→ **INSTRUCTIONS TO FOLLOW**
Write out each line exactly as given. Leave the pictures out of your copy.

→ **PROVIDED DATA**
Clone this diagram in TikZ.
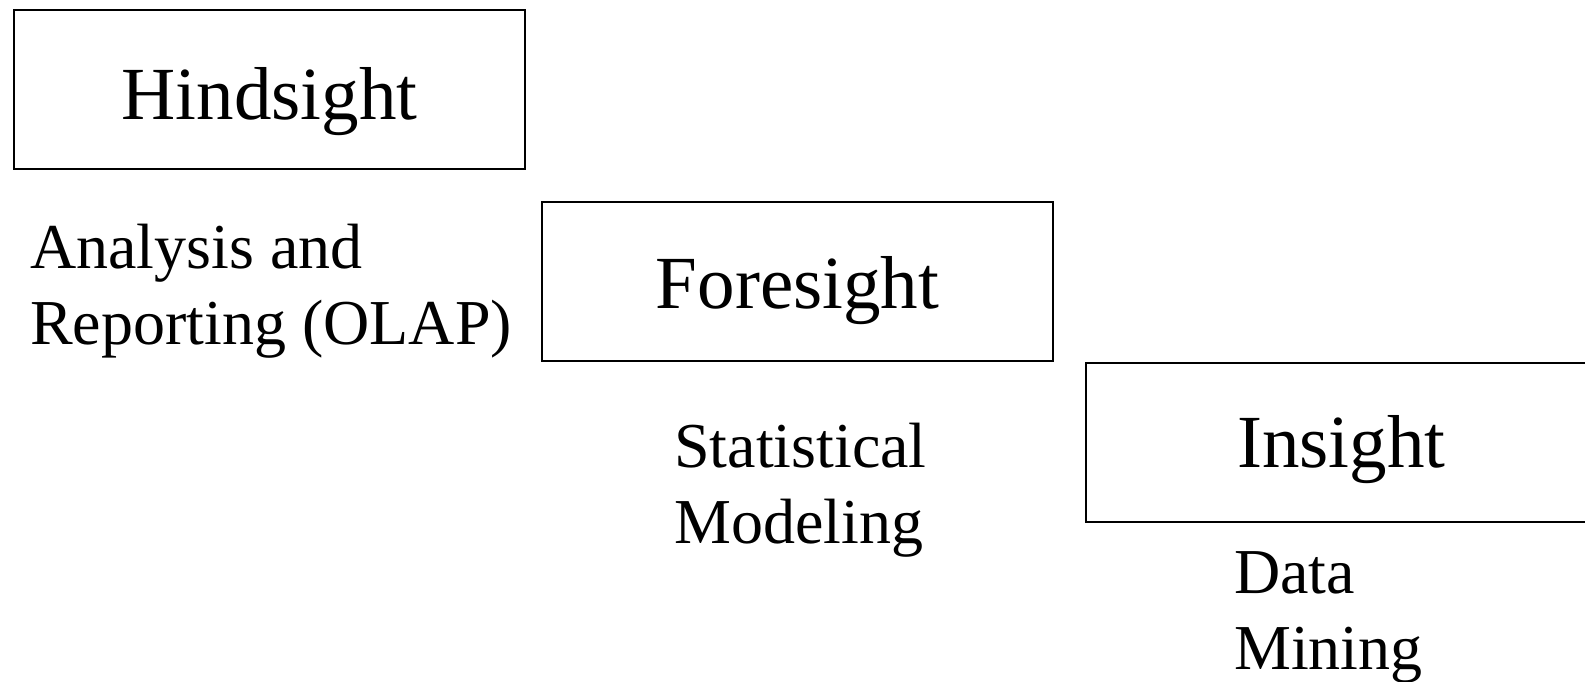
\documentclass[tikz,border=0pt]{standalone}
\usepackage{fontspec}
\setmainfont{Liberation Serif}
\begin{document}
\begin{tikzpicture}[x=1pt,y=-1pt,
  stage/.style={draw,line width=2pt,minimum width=511pt,minimum height=159pt,
    inner sep=0pt,font=\fontsize{75}{84}\selectfont,text depth=0pt},
  method/.style={anchor=base west,align=left,inner sep=0pt,
    font=\fontsize{64}{76}\selectfont}]
\useasboundingbox (0,0) rectangle (1585,681);
\node[stage,text height=59pt] (hind) at (269.5,89.5) {Hindsight};
\node[stage,text height=53pt] (fore) at (797.5,281.5) {Foresight};
\node[stage,text height=50pt] (ins) at (1341.5,442) {Insight};
% the base anchor of these two-line labels sits on the second line
\node[method] (olap) at (30,344) {Analysis and\\Reporting (OLAP)};
\node[method] (stat) at (674,543) {Statistical\\Modeling};
\node[method] (mine) at (1234,669) {Data\\Mining};
\end{tikzpicture}
\end{document}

→ **EXPECTED ANSWER**
Clone this diagram in TikZ.
\documentclass[tikz,border=0pt]{standalone}
\usepackage{fontspec}
\setmainfont{Liberation Serif}
\begin{document}
\begin{tikzpicture}[x=1pt,y=-1pt,
  stage/.style={draw,line width=2pt,minimum width=511pt,minimum height=159pt,
    inner sep=0pt,font=\fontsize{75}{84}\selectfont,text depth=0pt},
  method/.style={anchor=base west,align=left,inner sep=0pt,
    font=\fontsize{64}{76}\selectfont}]
\useasboundingbox (0,0) rectangle (1585,681);
\node[stage,text height=59pt] (hind) at (269.5,89.5) {Hindsight};
\node[stage,text height=53pt] (fore) at (797.5,281.5) {Foresight};
\node[stage,text height=50pt] (ins) at (1341.5,442) {Insight};
% the base anchor of these two-line labels sits on the second line
\node[method] (olap) at (30,344) {Analysis and\\Reporting (OLAP)};
\node[method] (stat) at (674,543) {Statistical\\Modeling};
\node[method] (mine) at (1234,669) {Data\\Mining};
\end{tikzpicture}
\end{document}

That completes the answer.